╔══

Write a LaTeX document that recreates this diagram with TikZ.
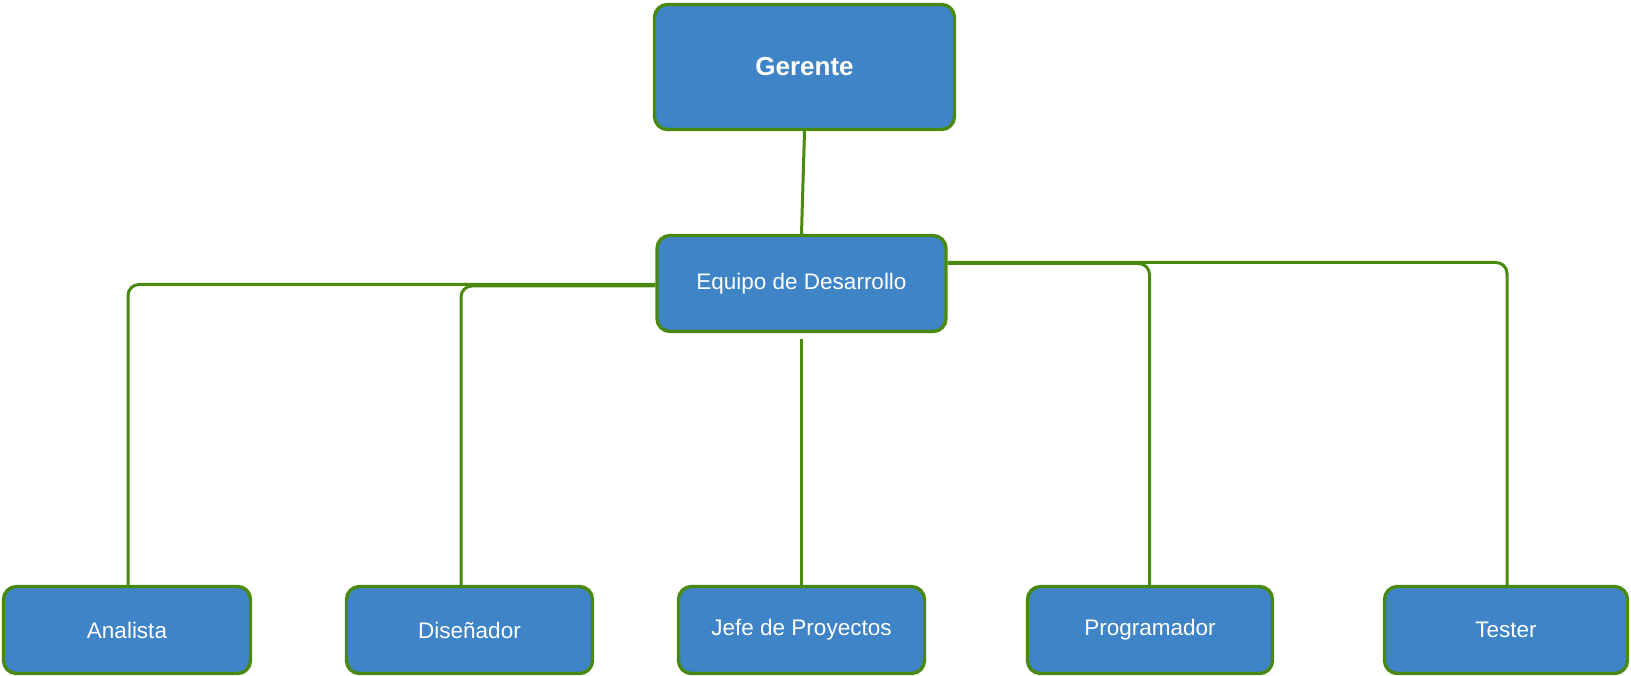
\documentclass[tikz,border=0pt]{standalone}
\usepackage{fontspec}
\setmainfont{Liberation Sans}
\definecolor{boxblue}{RGB}{62,132,198}
\definecolor{linegreen}{RGB}{74,137,16}
\tikzset{
  orgbox/.style={draw=linegreen, fill=boxblue, line width=3.4pt, rounded corners=13pt,
    text=white, font=\fontsize{22.5}{26}\selectfont, inner sep=0pt, align=center},
  conn/.style={draw=linegreen, line width=3pt, rounded corners=11pt},
}
\begin{document}
\begin{tikzpicture}[x=1pt,y=-1pt]
\useasboundingbox (0,0) rectangle (1631,676);
\node[orgbox, minimum width=300pt, minimum height=125pt, font=\fontsize{26}{30}\selectfont\bfseries] (ger) at (804.5,67) {Gerente};
\node[orgbox, minimum width=289pt, minimum height=96pt] (eq) at (801.5,283.5) {Equipo de Desarrollo};
\node[orgbox, minimum width=247pt, minimum height=87pt] (ana) at (127,630) {Analista};
\node[orgbox, minimum width=246pt, minimum height=87pt] (dis) at (469.5,630) {Diseñador};
\node[orgbox, minimum width=246pt, minimum height=87pt] (jefe) at (801.5,630) {Jefe de Proyectos};
\node[orgbox, minimum width=245pt, minimum height=87pt] (prog) at (1150,630) {Programador};
\node[orgbox, minimum width=243pt, minimum height=87pt] (test) at (1506,630) {Tester};

\draw[conn] (ger.south) -- (eq.north);
\draw[conn] ([yshift=-1pt]eq.west) -| ([xshift=1pt]ana.north);
\draw[conn] ([yshift=-2.5pt]eq.west) -| ([xshift=-8.5pt]dis.north);
\draw[conn] ([yshift=-6pt]eq.south) -- (jefe.north);
\draw[conn] ([yshift=20pt]eq.east) -| ([xshift=-0.5pt]prog.north);
\draw[conn] ([yshift=21pt]eq.east) -| ([xshift=1pt]test.north);
\end{tikzpicture}
\end{document}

╚══

* [Task goal]: Quote the preceding listing precisely and completely, omitting its images.

* [Solution to this exercise]:
Write a LaTeX document that recreates this diagram with TikZ.
\documentclass[tikz,border=0pt]{standalone}
\usepackage{fontspec}
\setmainfont{Liberation Sans}
\definecolor{boxblue}{RGB}{62,132,198}
\definecolor{linegreen}{RGB}{74,137,16}
\tikzset{
  orgbox/.style={draw=linegreen, fill=boxblue, line width=3.4pt, rounded corners=13pt,
    text=white, font=\fontsize{22.5}{26}\selectfont, inner sep=0pt, align=center},
  conn/.style={draw=linegreen, line width=3pt, rounded corners=11pt},
}
\begin{document}
\begin{tikzpicture}[x=1pt,y=-1pt]
\useasboundingbox (0,0) rectangle (1631,676);
\node[orgbox, minimum width=300pt, minimum height=125pt, font=\fontsize{26}{30}\selectfont\bfseries] (ger) at (804.5,67) {Gerente};
\node[orgbox, minimum width=289pt, minimum height=96pt] (eq) at (801.5,283.5) {Equipo de Desarrollo};
\node[orgbox, minimum width=247pt, minimum height=87pt] (ana) at (127,630) {Analista};
\node[orgbox, minimum width=246pt, minimum height=87pt] (dis) at (469.5,630) {Diseñador};
\node[orgbox, minimum width=246pt, minimum height=87pt] (jefe) at (801.5,630) {Jefe de Proyectos};
\node[orgbox, minimum width=245pt, minimum height=87pt] (prog) at (1150,630) {Programador};
\node[orgbox, minimum width=243pt, minimum height=87pt] (test) at (1506,630) {Tester};

\draw[conn] (ger.south) -- (eq.north);
\draw[conn] ([yshift=-1pt]eq.west) -| ([xshift=1pt]ana.north);
\draw[conn] ([yshift=-2.5pt]eq.west) -| ([xshift=-8.5pt]dis.north);
\draw[conn] ([yshift=-6pt]eq.south) -- (jefe.north);
\draw[conn] ([yshift=20pt]eq.east) -| ([xshift=-0.5pt]prog.north);
\draw[conn] ([yshift=21pt]eq.east) -| ([xshift=1pt]test.north);
\end{tikzpicture}
\end{document}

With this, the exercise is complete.